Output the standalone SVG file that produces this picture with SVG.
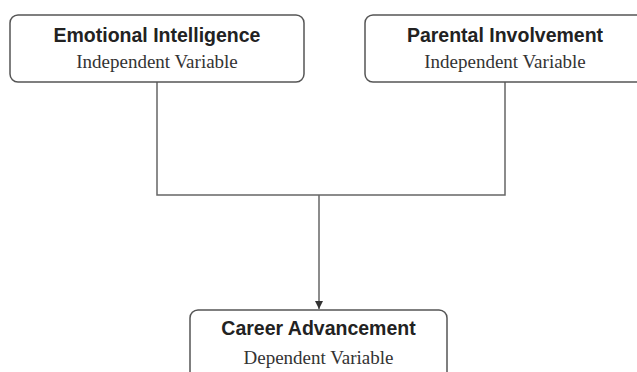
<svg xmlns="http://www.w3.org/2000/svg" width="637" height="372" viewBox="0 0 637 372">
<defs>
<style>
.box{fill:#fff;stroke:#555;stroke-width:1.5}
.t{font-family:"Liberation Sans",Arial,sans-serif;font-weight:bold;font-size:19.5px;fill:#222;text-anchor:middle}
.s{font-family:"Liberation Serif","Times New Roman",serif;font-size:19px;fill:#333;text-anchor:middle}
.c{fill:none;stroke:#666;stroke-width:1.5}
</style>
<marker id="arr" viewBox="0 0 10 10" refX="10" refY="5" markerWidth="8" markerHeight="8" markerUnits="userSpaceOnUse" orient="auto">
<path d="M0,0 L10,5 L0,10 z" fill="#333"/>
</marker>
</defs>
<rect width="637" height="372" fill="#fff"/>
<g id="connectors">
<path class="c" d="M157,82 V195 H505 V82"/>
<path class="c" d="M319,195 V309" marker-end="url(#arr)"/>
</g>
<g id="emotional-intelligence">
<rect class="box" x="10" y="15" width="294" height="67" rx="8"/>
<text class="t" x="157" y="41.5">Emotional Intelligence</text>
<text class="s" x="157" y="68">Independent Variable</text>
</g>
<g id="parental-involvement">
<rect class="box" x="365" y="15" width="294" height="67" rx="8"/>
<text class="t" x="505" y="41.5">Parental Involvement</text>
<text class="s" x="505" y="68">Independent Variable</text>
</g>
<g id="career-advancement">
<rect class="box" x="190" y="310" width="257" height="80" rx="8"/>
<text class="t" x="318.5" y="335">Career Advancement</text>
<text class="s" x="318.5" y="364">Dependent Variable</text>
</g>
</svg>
· · · · · · ·
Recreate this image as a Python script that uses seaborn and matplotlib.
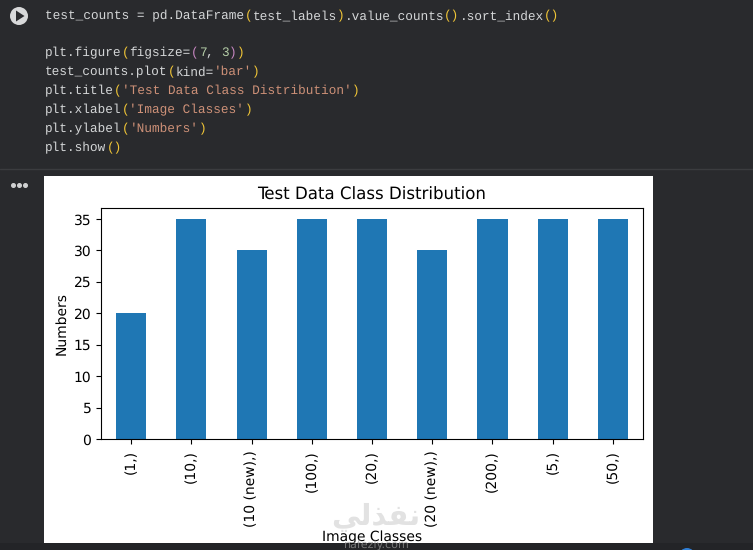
· · · · · · ·
Task directions » Count how many lines above contain the word "that". Reply with the number alone.

Solution for this task » 2